> [Material]
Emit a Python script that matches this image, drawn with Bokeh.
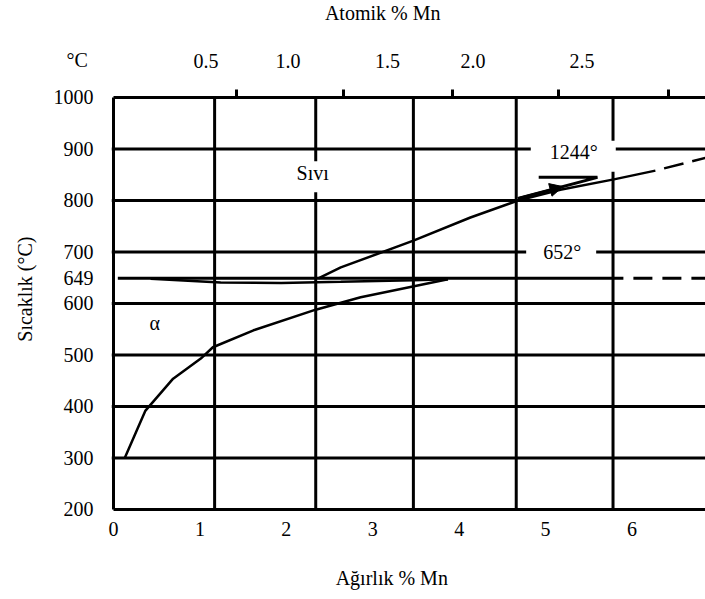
import math
from bokeh.plotting import figure
from bokeh.models import Range1d, FixedTicker, LinearAxis, Label, Arrow, NormalHead
from bokeh.embed import file_html
from bokeh.resources import INLINE

FONT = "Liberation Serif"

# ---- axes / ticks ----
wt_ticks = [0, 1, 2, 3, 4, 5, 6]                       # Ağırlık % Mn
temp_ticks = [200, 300, 400, 500, 600, 649, 700, 800, 900, 1000]
temp_grid = [300, 400, 500, 600, 700, 800, 900]
wt_grid = [1.17, 2.34, 3.47, 4.66, 5.78]
at_labels = ["0.5", "1.0", "1.5", "2.0", "2.5"]        # Atomik % Mn
at_label_wt = [1.07, 2.02, 3.17, 4.16, 5.42]
at_mark_wt = [1.42, 2.66, 3.92, 5.15, 6.42]
wt_min, wt_max = 0, 7
t_min, t_max = 200, 1000

# ---- curves ----
solidus_wt = [0.13, 0.26, 0.37, 0.69, 1.01, 1.15, 1.62, 2.34, 2.86, 3.87]
solidus_t = [300, 350, 392, 454, 493, 515, 548, 588, 612, 647]

liquidus_wt = [2.37, 2.63, 3.47, 4.13, 4.68, 5.17, 5.79, 6.27]
liquidus_t = [649, 670, 722, 767, 800, 821, 841, 858]
liquidus_ext_wt = [6.27, 6.95]
liquidus_ext_t = [858, 887]

lens_wt = [0.43, 1.24, 1.94, 2.63, 3.47, 3.87]
lens_t = [648, 641, 640, 642, 645, 647]

peritectic_t = 649
peri_solid_wt = [0.05, 5.90]
peri_dash_wt = [5.90, 7.00]

pointer_wt = [4.68, 5.60, 4.92]
pointer_t = [804, 845, 845]
pointer_head_wt = [4.68, 5.20]
pointer_head_t = [804, 827]

# frame covers the whole canvas; the axes sit at fixed data locations
p = figure(width=705, height=599, output_backend="svg", toolbar_location=None,
           x_range=Range1d(-1.3075, 6.85), y_range=Range1d(25.24, 1188.35),
           min_border_left=0, min_border_right=0, min_border_top=0, min_border_bottom=0)
p.outline_line_color = None
p.background_fill_color = "white"
p.border_fill_color = "white"
p.xgrid.visible = False
p.ygrid.visible = False

# grid lines limited to the diagram box
p.segment(x0=wt_grid, x1=wt_grid, y0=[t_min] * len(wt_grid), y1=[t_max] * len(wt_grid),
          line_color="black", line_width=3)
p.segment(x0=[-0.02] * len(temp_grid), x1=[wt_max] * len(temp_grid), y0=temp_grid, y1=temp_grid,
          line_color="black", line_width=3)

# bottom axis
xa = p.xaxis[0]
xa.fixed_location = t_min
xa.bounds = (wt_min, wt_max)
xa.ticker = FixedTicker(ticks=wt_ticks)
xa.axis_line_width = 3
xa.major_tick_out = 0
xa.major_tick_in = 0
xa.minor_tick_line_color = None
xa.major_label_standoff = 13
xa.major_label_text_font = FONT
xa.major_label_text_font_size = "20px"
xa.major_label_text_color = "black"

# left axis
ya = p.yaxis[0]
ya.fixed_location = wt_min
ya.bounds = (t_min, t_max)
ya.ticker = FixedTicker(ticks=temp_ticks)
ya.axis_line_width = 3
ya.major_tick_out = 0
ya.major_tick_in = 0
ya.minor_tick_line_color = None
ya.major_label_standoff = 20
ya.major_label_text_font = FONT
ya.major_label_text_font_size = "20px"
ya.major_label_text_color = "black"

# top axis (atomic %)
ta = LinearAxis(fixed_location=t_max, bounds=(wt_min, wt_max),
                ticker=FixedTicker(ticks=at_label_wt, minor_ticks=at_mark_wt),
                major_label_overrides={v: s for v, s in zip(at_label_wt, at_labels)},
                axis_line_width=3, major_tick_out=0, major_tick_in=0,
                minor_tick_out=8, minor_tick_in=0, minor_tick_line_width=3,
                minor_tick_line_color="black",
                major_label_standoff=21, major_label_text_font=FONT,
                major_label_text_font_size="20px", major_label_text_color="black")
p.add_layout(ta, "above")

# curves
LW = 2.5
p.line(solidus_wt, solidus_t, line_color="black", line_width=LW)
p.line(liquidus_wt, liquidus_t, line_color="black", line_width=LW)
p.line(liquidus_ext_wt, liquidus_ext_t, line_color="black", line_width=LW,
       line_dash="20 9", line_dash_offset=20)
p.line(lens_wt, lens_t, line_color="black", line_width=LW)
p.line(peri_solid_wt, [peritectic_t] * 2, line_color="black", line_width=3)
p.line(peri_dash_wt, [peritectic_t] * 2, line_color="black", line_width=3,
       line_dash="19 10", line_dash_offset=19)
p.line(pointer_wt, pointer_t, line_color="black", line_width=3)
p.add_layout(Arrow(end=NormalHead(size=13, fill_color="black", line_color="black"),
                   x_start=pointer_head_wt[0], y_start=pointer_head_t[0],
                   x_end=pointer_head_wt[1], y_end=pointer_head_t[1],
                   line_color="black", line_width=2.5))

def lab(x, y, text, angle=0.0, **kw):
    p.add_layout(Label(x=x, y=y, text=text, angle=angle, text_font=FONT,
                       text_font_size="20px", text_color="black",
                       text_align="center", text_baseline="middle", **kw))

lab(2.305, 846, "Sıvı", background_fill_color="white",
    padding=dict(left=2, right=2, top=1, bottom=8))
lab(0.477, 563, "α")
lab(5.32, 886, "1244°", background_fill_color="white",
    padding=dict(left=19, right=18, top=0, bottom=9))
lab(5.18, 700, "652°", background_fill_color="white",
    padding=dict(left=17, right=15, top=2, bottom=2))

# axis titles and unit
lab(-0.42, 1072, "°C")
lab(3.115, 1165, "Atomik % Mn")
lab(3.22, 67, "Ağırlık % Mn")
lab(-1.024, 628, "Sıcaklık (°C)", angle=math.pi / 2)

open("out.html", "w").write(file_html(p, INLINE))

> [Requirement] Return the material line for line, from its beginning to the line that contains "pointer_head_t = [804, 827]", with the pictures left out.

> [Answer to the exercise]
Emit a Python script that matches this image, drawn with Bokeh.
import math
from bokeh.plotting import figure
from bokeh.models import Range1d, FixedTicker, LinearAxis, Label, Arrow, NormalHead
from bokeh.embed import file_html
from bokeh.resources import INLINE

FONT = "Liberation Serif"

# ---- axes / ticks ----
wt_ticks = [0, 1, 2, 3, 4, 5, 6]                       # Ağırlık % Mn
temp_ticks = [200, 300, 400, 500, 600, 649, 700, 800, 900, 1000]
temp_grid = [300, 400, 500, 600, 700, 800, 900]
wt_grid = [1.17, 2.34, 3.47, 4.66, 5.78]
at_labels = ["0.5", "1.0", "1.5", "2.0", "2.5"]        # Atomik % Mn
at_label_wt = [1.07, 2.02, 3.17, 4.16, 5.42]
at_mark_wt = [1.42, 2.66, 3.92, 5.15, 6.42]
wt_min, wt_max = 0, 7
t_min, t_max = 200, 1000

# ---- curves ----
solidus_wt = [0.13, 0.26, 0.37, 0.69, 1.01, 1.15, 1.62, 2.34, 2.86, 3.87]
solidus_t = [300, 350, 392, 454, 493, 515, 548, 588, 612, 647]

liquidus_wt = [2.37, 2.63, 3.47, 4.13, 4.68, 5.17, 5.79, 6.27]
liquidus_t = [649, 670, 722, 767, 800, 821, 841, 858]
liquidus_ext_wt = [6.27, 6.95]
liquidus_ext_t = [858, 887]

lens_wt = [0.43, 1.24, 1.94, 2.63, 3.47, 3.87]
lens_t = [648, 641, 640, 642, 645, 647]

peritectic_t = 649
peri_solid_wt = [0.05, 5.90]
peri_dash_wt = [5.90, 7.00]

pointer_wt = [4.68, 5.60, 4.92]
pointer_t = [804, 845, 845]
pointer_head_wt = [4.68, 5.20]
pointer_head_t = [804, 827]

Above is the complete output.